When Isoline Theobald-Spice returned home to her flood-ravaged house yesterday morning, she discovered a motley collection of items washed up on her front porch - a toy dog, firewood and a tangelo.
They were souvenirs left by the floodwaters that gushed across her garden and throughout her Shelley St home on Wednesday, soaking the carpets with filthy water and rendering the house uninhabitable.
"It's not fun," sighed the 83-year-old as she surveyed the damage.
After an adventurous night, reality was beginning to sink in.
A council worker arrived during the downpour and carried Mrs Theobald-Spice out of the house to safety. She spent the night with other evacuees from the area at Hotel Armitage and returned to a dry bed there last night.
When the Bay of Plenty Times dropped in yesterday, Mrs Theobald-Spice was waiting for an insurance assessor to arrive - and gardening in her gumboots.
"To think I was watering my plants just the other day," she said with amazement, looking at the soaked earth and tide mark stretching half a metre high around her home.
"I don't need to now. You've got to look on the bright side."
Other homeowners in Shelley St were taking advantage of the sunshine, cleaning up the mess left behind by the flood waters. Mountains of sodden carpet and cardboard boxes lined the street.
Neighbours, friends and family members all mucked in. Some had travelled from Hamilton and Auckland to help with the clean up.
The scene was repeated all over Otumoetai, with numerous houses suffering from severe flood damage.
Gloria Sisson is worried her Ngatai Rd house will require major reconstruction.
Water swamped the whole property.
When she arrived home at 2pm on Wednesday, her cat Ninny was meowing loudly from the top shelf of Ms Sisson's wardrobe - the only dry spot in the house.
Fortunately, Ms Sisson's insurance cover provides motel accommodation until the house is liveable again.

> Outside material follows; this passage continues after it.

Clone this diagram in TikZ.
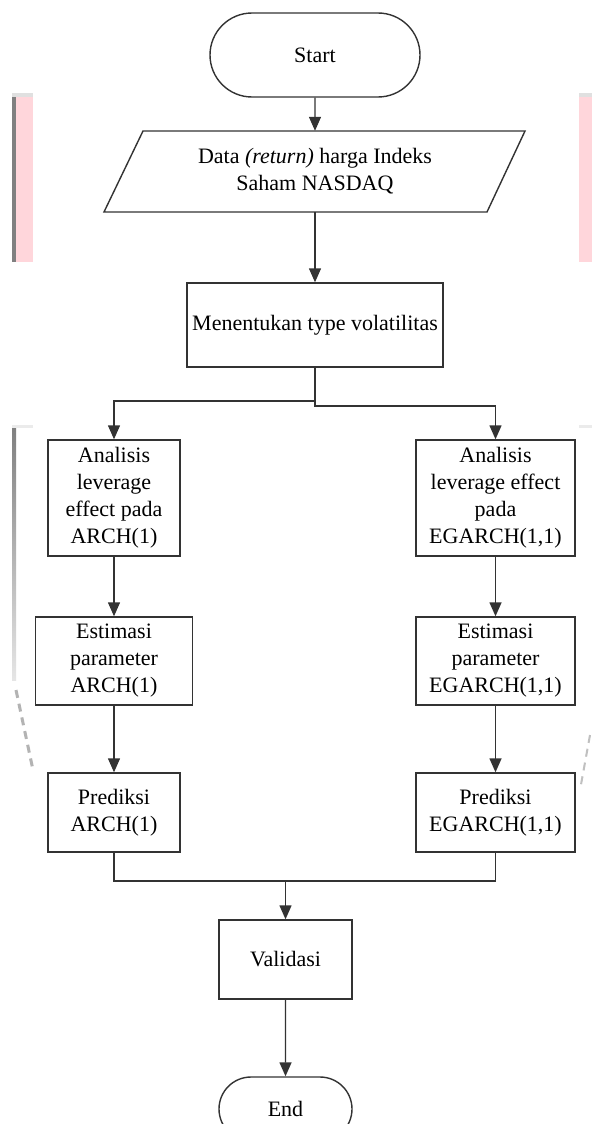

"I can't stay here, it's too yuck," she said, looking around her home in despair.
A lot of the water that drenched Otumoetai causing the devastation emptied into the sea at an outlet on the corner of Bureta Rd and Harbour Drive.
Wastewater came roaring down the stormwater drain, ripping apart wire cages full of rocks and gouging out a river where a creek once was.
The force of the torrent carved out a course under the front veranda of Pat Street's waterfront home. The veranda's timber supports are now left dangling above Mrs Street's new canal.
The rush of water also damaged the bridge access across the drain to her home which serves as her driveway leaving it unsafe to cross.
Yesterday afternoon contractors were dumping huge rocks, weighing up to a tonne each, in the waterway to stabilise the bank in case of any more rain.